120 GRIJALVA Angustín, ¿Qué son los Derechos Colectivos?, 2009, disponible sur http://dis.um.es/~lopezquesada/documentos/IES_1415/LMSGI/curso/xhtml/html3/doc/derechoscolectivos.pdf consulté le 30 juillet 2022.

121 GAMBOA BALBÍN César Leonidas, « Aproximación teórica a los derechos colectivos de los pueblos indígenas », Derecho y sociedad, 2003, n. 21, p. 62.

Ainsi, les droits collectifs sont un élément normatif qui sert à garantir le développement de l’identité et des institutions culturelles particulières des peuples autochtones (et d’autres minorités ethniques comme les afrodescendants).

La reconnaissance juridique de l’entité collective trouve ses racines dans la situation de diversité culturelle prédominante en l’Amérique Latine.

La reconnaissance de la diversité ethnique et culturelle implique la reconnaissance d’un nouveau type de sujet de droit, les peuples autochtones, qui ont désormais la possibilité de s’autodéfinir comme des nationalités.

Les constitutions de la Bolivie et de l’Équateur consacrent le droit à la diversité culturelle lorsqu’elles déclarent l’État comme un État plurinational et interculturel (articles premiers des deux constitutions).

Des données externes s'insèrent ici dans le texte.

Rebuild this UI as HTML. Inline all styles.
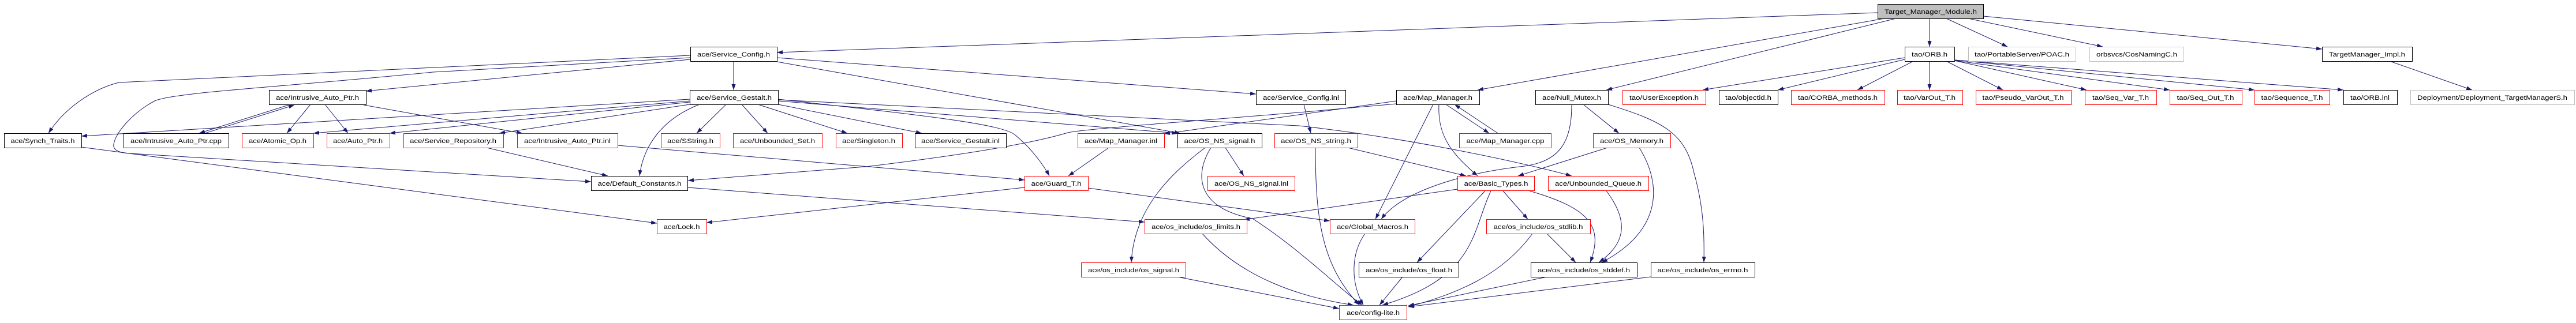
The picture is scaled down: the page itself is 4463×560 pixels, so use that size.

Les droits des peuples autochtones

Les autres droits collectifs des peuples autochtones vont donc découler du droit à la diversité culturelle. Dans la constitution équatorienne de 2008, ces droits sont prévus dans l’article 57 et dans la constitution bolivienne de 2009, ces droits sont prévus dans l’article 30.

En somme, la constitution équatorienne prévoit le droit :

  1. à l’identité culturelle,
  2. droit aux terres et territoires ancestraux,
  3. à la participation dans l’usufruit, l’administration et la conservation des ressources naturelles renouvelables de leurs terres,
  4. à la consultation préalable, libre et informée,
  5. à la conservation et à la promotion des leurs pratiques de gestion de la biodiversité,
  6. à la propriété intellectuelle,
  7. à leurs propres formes d’organisation sociale et de génération et d’exercice de l’autorité dans leurs territoires,
  8. à leur droit consuétudinaire,
  9. au développement de leurs propres sciences et savoirs ancestraux,
  10. à la protection de leurs lieux sacrés,
  11. à la protection de l’écosystème de leurs territoires,
  12. à la protection de leur patrimoine culturel et historique,
  13. à l’éducation interculturelle bilingue,
  14. à la participation dans la définition des politiques publiques qui les concernent et finalement
  15. à la promotion de leur diversité culturelle, de leurs traditions et de leur histoire.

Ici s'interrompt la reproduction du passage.